The rocks eroded by the channel are principally arenaceous; however, sediments filling the channel are composed of more than 95 per cent shale. Paleontologic studies indicate that the channel deposits accumulated in water depths ranging from neritic to upper bathyal.
A major factor contributing to the formation of the Meganos channel is thought to be regional faulting. Before the channel existed, the Midland fault, a major north-south-striking feature, began to form. It is the writers’ opinion that the declivity created by this down-to-the-west normal fault set up conditions favorable for extensive slumping and turbidity currents which caused erosion of the sea floor and development of the channel. Subsequently, fine-grained terrigenous elastics filled this erosional feature and, at the same time, were deposited in a thin layer in the areas outside of the channel.
The channel shale contained an original large volume of interstitial water. Burial and overburden pressures compacted the shale to 35-60 per cent of its original volume.
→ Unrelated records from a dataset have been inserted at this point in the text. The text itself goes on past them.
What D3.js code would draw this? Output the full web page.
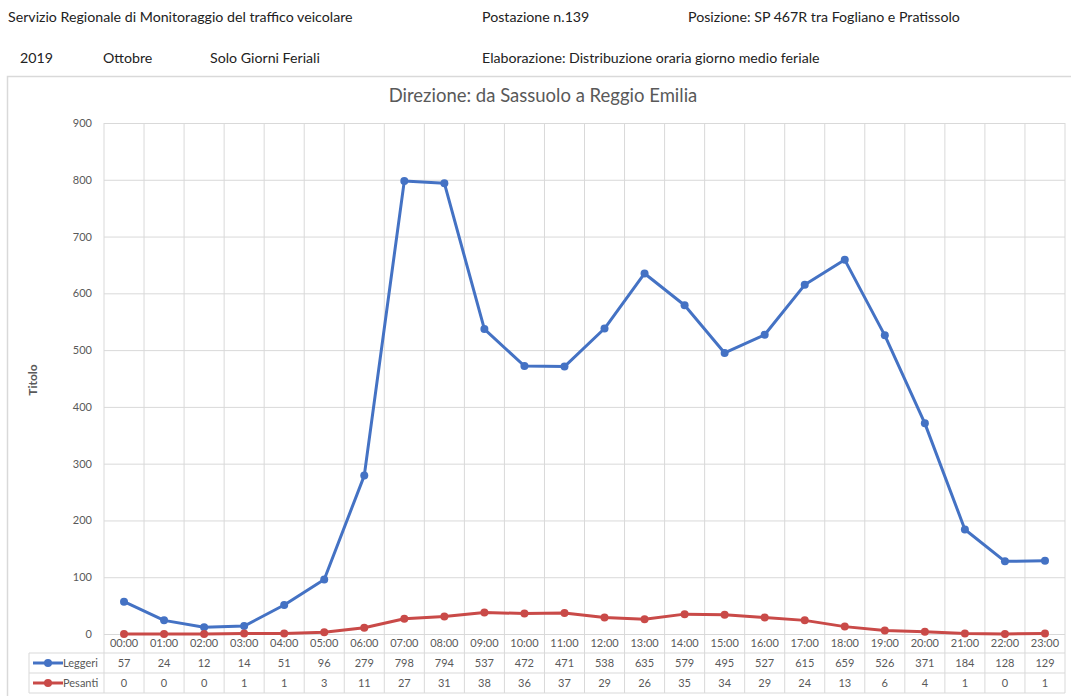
<!DOCTYPE html>
<html>
<head>
<meta charset="utf-8">
<script src="https://cdn.jsdelivr.net/npm/d3@7"></script>
<style>
  html, body { margin: 0; padding: 0; background: #ffffff; }
  svg { display: block; font-family: Lato, "Open Sans", sans-serif; }
</style>
</head>
<body>
<svg id="chart" width="1071" height="696"></svg>
<script>
// Hourly average weekday traffic, October 2019
const hours = ["00:00","01:00","02:00","03:00","04:00","05:00","06:00","07:00","08:00","09:00","10:00","11:00",
               "12:00","13:00","14:00","15:00","16:00","17:00","18:00","19:00","20:00","21:00","22:00","23:00"];
const leggeri = [57,24,12,14,51,96,279,798,794,537,472,471,538,635,579,495,527,615,659,526,371,184,128,129];
const pesanti = [0,0,0,1,1,3,11,27,31,38,36,37,29,26,35,34,29,24,13,6,4,1,0,1];
const yTicks = [0,100,200,300,400,500,600,700,800,900];

const seriesList = [
  { name: "Leggeri", values: leggeri, color: "#4472C4" },
  { name: "Pesanti", values: pesanti, color: "#C94A48" }
];

const svg = d3.select("#chart");
const textGrey = "#595959";
const gridGrey = "#d9d9d9";

// Page header lines
const header = [
  { t: "Servizio Regionale di Monitoraggio del traffico veicolare", x: 8, y: 22 },
  { t: "Postazione n.139", x: 482, y: 22 },
  { t: "Posizione: SP 467R tra Fogliano e Pratissolo", x: 688, y: 22 },
  { t: "2019", x: 20, y: 63 },
  { t: "Ottobre", x: 103, y: 63 },
  { t: "Solo Giorni Feriali", x: 210, y: 63 },
  { t: "Elaborazione: Distribuzione oraria giorno medio feriale", x: 482, y: 63 }
];
svg.append("g").selectAll("text").data(header).join("text")
  .attr("x", d => d.x).attr("y", d => d.y)
  .attr("font-size", 14.2).attr("fill", "#222")
  .text(d => d.t);

// Chart frame
svg.append("rect")
  .attr("x", 7.5).attr("y", 76.5).attr("width", 1080).attr("height", 640)
  .attr("fill", "none").attr("stroke", "#d9d9d9").attr("stroke-width", 1.5);

// Scales
const x = d3.scaleBand().domain(hours).range([104, 1065]).padding(0);
const y = d3.scaleLinear().domain([0, 900]).range([634, 123]);
const cx = h => x(h) + x.bandwidth() / 2;

// Title
svg.append("text")
  .attr("x", 543).attr("y", 102)
  .attr("text-anchor", "middle").attr("font-size", 18.5).attr("fill", textGrey)
  .text("Direzione: da Sassuolo a Reggio Emilia");

// Horizontal gridlines and y labels
const yAxis = d3.axisLeft(y).tickValues(yTicks).tickSize(-(1065 - 104)).tickPadding(12);
const gy = svg.append("g").attr("transform", "translate(104,0)").call(yAxis);
gy.select(".domain").remove();
gy.selectAll(".tick line").attr("stroke", gridGrey);
gy.selectAll(".tick text").attr("fill", textGrey).attr("font-size", 11)
  .attr("font-family", "Lato, 'Open Sans', sans-serif");

// Vertical gridlines (through category header row)
const tableTop = 653, rowH = 20, tableLeft = 29;
const bounds = hours.map(h => x(h)).concat([x.range()[1]]);
svg.append("g").selectAll("line").data(bounds).join("line")
  .attr("x1", d => d).attr("x2", d => d)
  .attr("y1", 123).attr("y2", tableTop + 2 * rowH)
  .attr("stroke", gridGrey);

// Category labels
svg.append("g").selectAll("text").data(hours).join("text")
  .attr("x", h => cx(h)).attr("y", 647)
  .attr("text-anchor", "middle").attr("font-size", 11).attr("fill", textGrey)
  .text(h => h);

// Axis title
svg.append("text")
  .attr("transform", "translate(37,380) rotate(-90)")
  .attr("text-anchor", "middle").attr("font-size", 12).attr("font-weight", "bold")
  .attr("fill", textGrey).text("Titolo");

// Data table grid
const tg = svg.append("g");
[tableTop, tableTop + rowH, tableTop + 2 * rowH].forEach(yy => {
  tg.append("line").attr("x1", tableLeft).attr("x2", 1065).attr("y1", yy).attr("y2", yy).attr("stroke", gridGrey);
});
tg.append("line").attr("x1", tableLeft).attr("x2", tableLeft)
  .attr("y1", tableTop).attr("y2", tableTop + 2 * rowH).attr("stroke", gridGrey);

// Lines and markers
const line = d3.line().x((d, i) => cx(hours[i])).y(d => y(d));
seriesList.forEach((s, si) => {
  svg.append("path").datum(s.values)
    .attr("d", line).attr("fill", "none")
    .attr("stroke", s.color).attr("stroke-width", 3).attr("stroke-linejoin", "round");
  svg.append("g").selectAll("circle").data(s.values).join("circle")
    .attr("cx", (d, i) => cx(hours[i])).attr("cy", d => y(d)).attr("r", 4)
    .attr("fill", s.color);

  // Table row: legend key + values
  const rowY = tableTop + si * rowH;
  const row = svg.append("g");
  row.append("line").attr("x1", 33).attr("x2", 63).attr("y1", rowY + rowH / 2).attr("y2", rowY + rowH / 2)
    .attr("stroke", s.color).attr("stroke-width", 3);
  row.append("circle").attr("cx", 48).attr("cy", rowY + rowH / 2).attr("r", 4).attr("fill", s.color);
  row.append("text").attr("x", 63).attr("y", rowY + 14).attr("font-size", 11).attr("fill", textGrey).text(s.name);
  row.selectAll("text.v").data(s.values).join("text").attr("class", "v")
    .attr("x", (d, i) => cx(hours[i])).attr("y", rowY + 14)
    .attr("text-anchor", "middle").attr("font-size", 11).attr("fill", textGrey)
    .text(d => d);
});
</script>
</body>
</html>
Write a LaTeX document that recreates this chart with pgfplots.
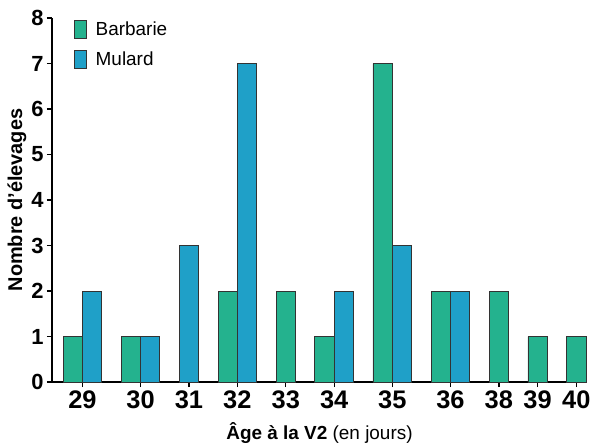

Comparison among ancient subsurface and existing submarine canyons shows that features comparable with the Meganos channel have been formed in the past and are being eroded today, all under differing geologic settings.
Truncation of underlying formations by the channel shale combined with the local structure formed commercial accumulations of hydrocarbons at the Brentwood oil and gas field and the Dutch Slough, River Break, and West Thornton gas fields.